Monday, April 17, 2023 by Chad Swiatecki

With $25 billion in road, rail and airport infrastructure projects on tap for Austin over the next decade-plus, business leaders are starting to shape how the regional economy and its workforce can get the most benefit from the far-reaching changes in local transportation.

The demands and opportunities for Austin businesses of all sizes, and the need to provide thousands of construction and other workers for years at a time, were among the central topics of last week’s Regional Mobility Summit hosted by the Austin Chamber of Commerce.

Greg Canally, executive director of Austin Transit Partnership, said his organization is already working with Workforce Solutions Capital Area and other local resources that are in place to train area residents. He said ATP and other transit groups, such as the Capital Metropolitan Transportation Authority, the Texas Department of Transportation and the Central Texas Regional Mobility Authority, realize they need to work together to reduce the risk of cannibalizing each other in their search for needed workers.

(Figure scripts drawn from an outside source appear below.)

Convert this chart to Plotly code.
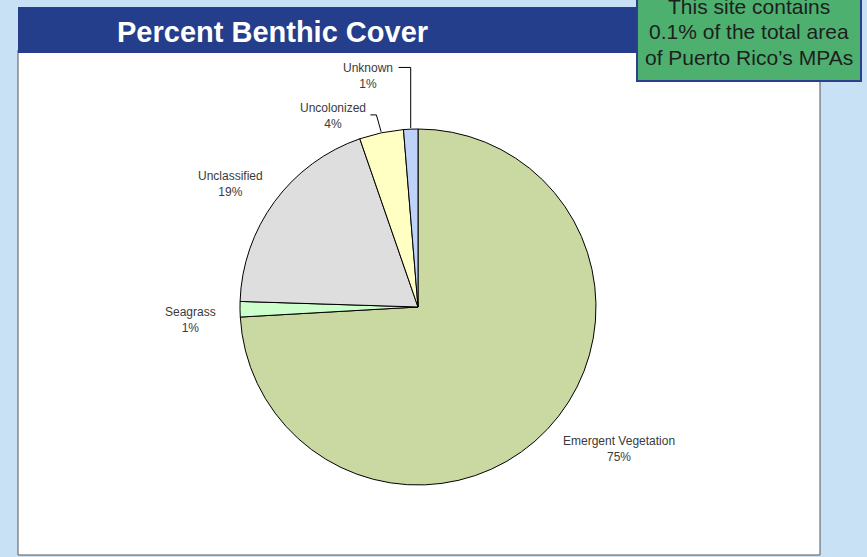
import numpy as np
import plotly.graph_objects as go

W, H = 867, 557

# slice data, clockwise from 12 o'clock
categories = ["Emergent Vegetation", "Seagrass", "Unclassified", "Uncolonized", "Unknown"]
values = [74.1, 1.4, 19.2, 4.0, 1.3]
pct_labels = ["75%", "1%", "19%", "4%", "1%"]
colors = ["#CAD8A1", "#CCFFCC", "#DEDEDE", "#FFFFC4", "#BFD2FA"]

note_lines = ["This site contains", "0.1% of the total area", "of Puerto Rico\u2019s MPAs"]

# pie geometry in pixels
cx, cy, r = 418, 307, 178


def px(x):
    return x / W


def py(y):
    return 1 - y / H


fig = go.Figure()
fig.add_trace(go.Pie(
    labels=categories, values=values, sort=False, direction="clockwise", rotation=0,
    marker=dict(colors=colors, line=dict(color="#000000", width=1)),
    textinfo="none", hoverinfo="label+percent", showlegend=False,
    domain=dict(x=[px(cx - r), px(cx + r)], y=[py(cy + r), py(cy - r)]),
))

# label placement: angle offset (deg) and distance from centre for each slice
label_shift = [-8, -2.5, -3, -12, -10]
label_dist = [246, 228, 224, 209, 236]

cum = np.cumsum([0] + values)
total = cum[-1]
annotations = []
shapes = []
for k, name in enumerate(categories):
    mid = (cum[k] + cum[k + 1]) / 2 / total * 360
    a = np.radians(mid + label_shift[k])
    lx = cx + label_dist[k] * np.sin(a)
    ly = cy - label_dist[k] * np.cos(a)
    annotations.append(dict(
        x=px(lx), y=py(ly), xref="paper", yref="paper", showarrow=False,
        xanchor="center", yanchor="middle",
        text=f"{name}<br>{pct_labels[k]}", align="center",
        font=dict(family="Arial, Liberation Sans", size=12, color="#3A3A3A"),
    ))
    # elbow leader lines for the two thin slices at the top
    if name in ("Unknown", "Uncolonized"):
        am = np.radians(mid)
        ex = cx + (r + 1) * np.sin(am)
        ey = cy - (r + 1) * np.cos(am)
        if name == "Unknown":
            sx, ty, kx = lx + 31, ly - 9, ex
        else:
            sx, ty, kx = lx + 37, ly - 1, lx + 43
        shapes.append(dict(
            type="path", xref="paper", yref="paper",
            path=f"M {px(sx)},{py(ty)} L {px(kx)},{py(ty)} L {px(ex)},{py(ey)}",
            line=dict(color="#000000", width=1),
        ))

# background panels
panel_shapes = [
    dict(type="rect", xref="paper", yref="paper", x0=px(18), x1=px(820), y0=py(555), y1=py(50),
         fillcolor="white", line=dict(color="#555555", width=1), layer="below"),
    dict(type="rect", xref="paper", yref="paper", x0=px(18), x1=px(820), y0=py(53), y1=py(7),
         fillcolor="#243E8C", line=dict(width=0), layer="below"),
    dict(type="rect", xref="paper", yref="paper", x0=px(637), x1=px(861), y0=py(81), y1=py(-5),
         fillcolor="#4DB06F", line=dict(color="#2B3F8E", width=2), layer="above"),
]

annotations.append(dict(
    x=px(272), y=py(32), xref="paper", yref="paper", showarrow=False,
    xanchor="center", yanchor="middle",
    text="<b>Percent Benthic Cover</b>",
    font=dict(family="Arial, Liberation Sans", size=29, color="white"),
))
for j, line in enumerate(note_lines):
    annotations.append(dict(
        x=px(749), y=py(6 + 25.5 * j), xref="paper", yref="paper", showarrow=False,
        xanchor="center", yanchor="middle", text=line,
        font=dict(family="Arial, Liberation Sans", size=21, color="#1E1E1E"),
    ))

fig.update_layout(
    width=W, height=H, margin=dict(l=0, r=0, t=0, b=0),
    paper_bgcolor="#C9E1F5", plot_bgcolor="#C9E1F5",
    shapes=panel_shapes + shapes, annotations=annotations,
)

fig.write_html("out.html", config=dict(displayModeBar=False),
               post_script="document.body.style.margin='0';")
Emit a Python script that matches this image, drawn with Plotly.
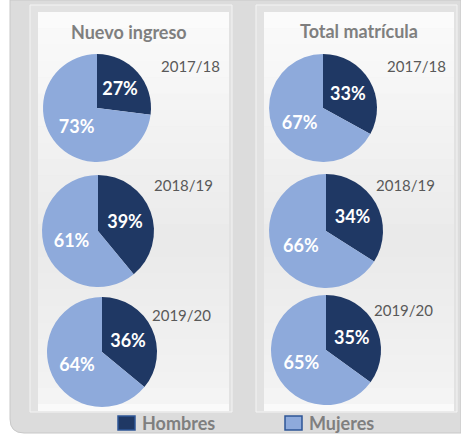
import plotly.graph_objects as go

# ---- data ----
groups = ["Nuevo ingreso", "Total matrícula"]
years = ["2017/18", "2018/19", "2019/20"]
labels = ["Hombres", "Mujeres"]
hombres_nuevo = [27, 39, 36]
mujeres_nuevo = [73, 61, 64]
hombres_total = [33, 34, 35]
mujeres_total = [67, 66, 65]
colors = ["#1f3864", "#8eaadb"]

W, H = 461, 435
FONT = "Lato"

def fx(x):
    return x / W

def fy(y):
    return 1 - y / H

fig = go.Figure()

# pie layout (pixel centres / radii)
centres = [
    [(97, 108, 54), (98, 231, 56), (102, 352, 55)],
    [(323, 108, 54), (326, 231, 57), (326, 350, 55)],
]
values = [
    list(zip(hombres_nuevo, mujeres_nuevo)),
    list(zip(hombres_total, mujeres_total)),
]

for g in range(2):
    for i in range(3):
        cx, cy, r = centres[g][i]
        h, m = values[g][i]
        fig.add_trace(go.Pie(
            labels=labels,
            values=[h, m],
            sort=False,
            direction="clockwise",
            rotation=0,
            marker=dict(colors=colors, line=dict(width=0)),
            texttemplate="%{value}%",
            textposition="inside",
            insidetextorientation="horizontal",
            textfont=dict(family=FONT, size=18, color="white", weight="bold"),
            hoverinfo="label+percent",
            domain=dict(x=[fx(cx - r), fx(cx + r)], y=[fy(cy + r), fy(cy - r)]),
            showlegend=False,
        ))

shapes = []
# outer gray background with rounded bottom-left corner
shapes.append(dict(
    type="path", xref="paper", yref="paper",
    path=f"M {fx(10)} {fy(0)} L {fx(461)} {fy(0)} L {fx(461)} {fy(433)} L {fx(24)} {fy(433)} "
         f"Q {fx(10)} {fy(433)} {fx(10)} {fy(419)} Z",
    fillcolor="#dcdcdc", line=dict(color="#c8c8c8", width=1), layer="below"))

# panels
for (x0, x1) in [(30, 232), (256, 457)]:
    y0, y1 = 5, 412
    shapes.append(dict(type="rect", xref="paper", yref="paper",
                       x0=fx(x0), x1=fx(x1), y0=fy(y1), y1=fy(y0),
                       fillcolor="#e2e2e2", line=dict(color="#f4f4f4", width=1), layer="below"))
    # gradient interior via bands
    top, bot = 12, 404
    n = 24
    c_top = (251, 251, 251)
    c_mid = (234, 234, 234)
    c_bot = (244, 244, 244)
    for k in range(n):
        t = k / (n - 1)
        if t < 0.6:
            u = t / 0.6
            c = tuple(int(c_top[j] + (c_mid[j] - c_top[j]) * u) for j in range(3))
        else:
            u = (t - 0.6) / 0.4
            c = tuple(int(c_mid[j] + (c_bot[j] - c_mid[j]) * u) for j in range(3))
        ya = top + (bot - top) * k / n
        yb = top + (bot - top) * (k + 1) / n
        shapes.append(dict(type="rect", xref="paper", yref="paper",
                           x0=fx(x0 + 8), x1=fx(x1 - 3), y0=fy(yb + 0.5), y1=fy(ya),
                           fillcolor="rgb(%d,%d,%d)" % c, line=dict(width=0), layer="below"))
    # bottom light bevel
    shapes.append(dict(type="rect", xref="paper", yref="paper",
                       x0=fx(x0 + 8), x1=fx(x1 - 3), y0=fy(y1 - 1), y1=fy(404),
                       fillcolor="#fafafa", line=dict(width=0), layer="below"))

annotations = []
title_pos = [(129, 32), (359, 31)]
for g in range(2):
    annotations.append(dict(
        text=groups[g], x=fx(title_pos[g][0]), y=fy(title_pos[g][1]),
        xref="paper", yref="paper", showarrow=False, xanchor="center", yanchor="middle",
        font=dict(family=FONT, size=18, color="#7f7f7f", weight="bold")))

year_pos = [
    [(190, 66), (183, 185), (181, 315)],
    [(416, 66), (405, 185), (403, 310)],
]
for g in range(2):
    for i in range(3):
        x, y = year_pos[g][i]
        annotations.append(dict(
            text=years[i], x=fx(x), y=fy(y), xref="paper", yref="paper",
            showarrow=False, xanchor="center", yanchor="middle",
            font=dict(family=FONT, size=15, color="#595959")))

# legend (manual)
leg_x = [118, 285]
for k in range(2):
    x0 = leg_x[k]
    shapes.append(dict(type="rect", xref="paper", yref="paper",
                       x0=fx(x0), x1=fx(x0 + 17), y0=fy(430), y1=fy(416),
                       fillcolor=colors[k], line=dict(color="#2e5597", width=1.5)))
    annotations.append(dict(
        text=labels[k], x=fx(x0 + 22), y=fy(423), xref="paper", yref="paper",
        showarrow=False, xanchor="left", yanchor="middle",
        font=dict(family=FONT, size=18, color="#7f7f7f", weight="bold")))

fig.update_layout(
    width=W, height=H,
    margin=dict(l=0, r=0, t=0, b=0),
    paper_bgcolor="white",
    plot_bgcolor="white",
    shapes=shapes,
    annotations=annotations,
    showlegend=False,
)

fig.write_html("out.html", config={"displayModeBar": False},
               post_script="document.body.style.margin='0';")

“We want to make sure that we are all leveraging the abilities of the work that we have from a training perspective that’s already in place. Where do we need to amplify that? Where can we invest more in that so that we not only are we ready, but the airport is ready and the TxDOT stuff is ready,” he said. “We can join forces, and that’s really where we are headed, because it’s a long haul of construction we’re in for. We know the firms that are going to come in are going to be accessing our local talent. We want to make sure our local talent is ready.”

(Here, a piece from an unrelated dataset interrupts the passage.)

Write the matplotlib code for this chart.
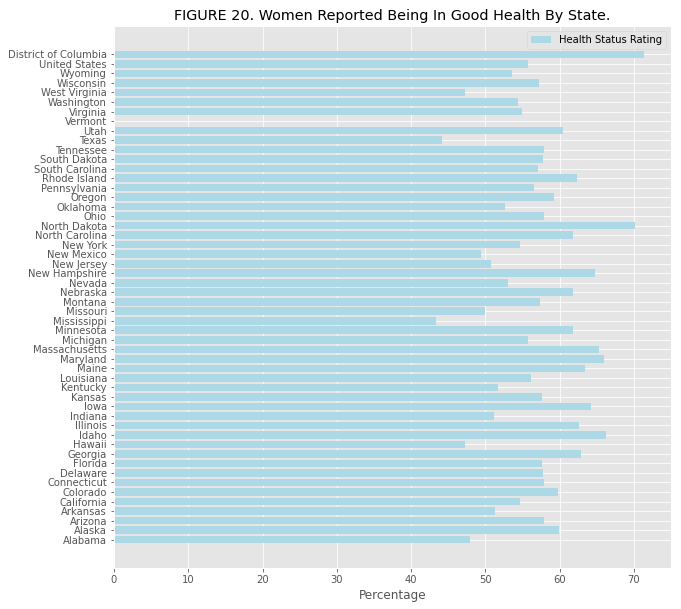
import matplotlib
matplotlib.use('Agg')
import matplotlib.pyplot as plt
import numpy as np

plt.style.use('ggplot')

# states, bottom to top as drawn
states = ['Alabama', 'Alaska', 'Arizona', 'Arkansas', 'California', 'Colorado',
          'Connecticut', 'Delaware', 'Florida', 'Georgia', 'Hawaii', 'Idaho',
          'Illinois', 'Indiana', 'Iowa', 'Kansas', 'Kentucky', 'Louisiana',
          'Maine', 'Maryland', 'Massachusetts', 'Michigan', 'Minnesota',
          'Mississippi', 'Missouri', 'Montana', 'Nebraska', 'Nevada',
          'New Hampshire', 'New Jersey', 'New Mexico', 'New York',
          'North Carolina', 'North Dakota', 'Ohio', 'Oklahoma', 'Oregon',
          'Pennsylvania', 'Rhode Island', 'South Carolina', 'South Dakota',
          'Tennessee', 'Texas', 'Utah', 'Vermont', 'Virginia', 'Washington',
          'West Virginia', 'Wisconsin', 'Wyoming', 'United States',
          'District of Columbia']

# percentage reporting good health (Vermont has no value)
health = [48.0, 59.9, 57.9, 51.3, 54.7, 59.8,
          57.9, 57.8, 57.6, 62.9, 47.2, 66.3,
          62.6, 51.2, 64.2, 57.6, 51.7, 56.2,
          63.4, 66.0, 65.3, 55.7, 61.8,
          43.4, 50.0, 57.4, 61.8, 53.1,
          64.8, 50.8, 49.4, 54.7,
          61.8, 70.1, 57.9, 52.6, 59.2,
          56.6, 62.4, 57.1, 57.8,
          57.9, 44.2, 60.5, 0.0, 55.0, 54.4,
          47.3, 57.2, 53.6, 55.8,
          71.4]

fig, ax = plt.subplots(figsize=(681/72, 609/72), dpi=72)
fig.subplots_adjust(left=0.1674, right=0.9853, top=0.9573, bottom=0.0673)

y = np.arange(len(states))
ax.barh(y, health, color='lightblue', label='Health Status Rating')
ax.set_yticks(y)
ax.set_yticklabels(states)
ax.set_xlim(0, 75)
ax.set_xlabel('Percentage')
ax.set_title('FIGURE 20. Women Reported Being In Good Health By State.', color='black')
ax.legend(loc='upper right')

fig.savefig('out.png', dpi=72)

ATP leaders have also been in introductory talks with dozens of local businesses that can take part in the contracting that’s expected to begin by the end of the year.

“We have spent probably the last nine or 10 months having kind of informal meetings with a lot of folks in industry … and having meetings with folks in our peer agencies as well,” said Casey Burack, executive vice president of business and legal affairs for ATP.

During the summit, it was explained that the ongoing public feedback period for the possible configurations of the downtown Blue Line light rail closes early next month. ATP is expected to make recommendation on which rail route to construct by the end of May, and present that option to City Council for approval in June.

If approved, that would allow for the comprehensive environmental impact study to begin as a precursor to engineering, architecture and other contracting opportunities.

Businesses interested in competing for contract opportunities related to Project Connect – including fields outside of construction and engineering, such as public engagement – can attend the transit industry expo that ATP has announced for May 25 at Distribution Hall, 1500 E. Fourth St.

Manan Garg, ATP’s vice president of project delivery and construction, said a call for industry feedback that opened in March and concluded earlier this month provided an early look at how much interest there was from local businesses, with more than 60 inquiries made.

“We want to make sure that they get involved early on, so they can have conversations among themselves to get them enough time to formulate those partnerships,” he said, noting that initial contracts could be bundled and available for proposal submissions by the end of the year. “Those relationships are going to be very vital for success … so we want to make sure everybody is coming to the table understanding the importance of this project.”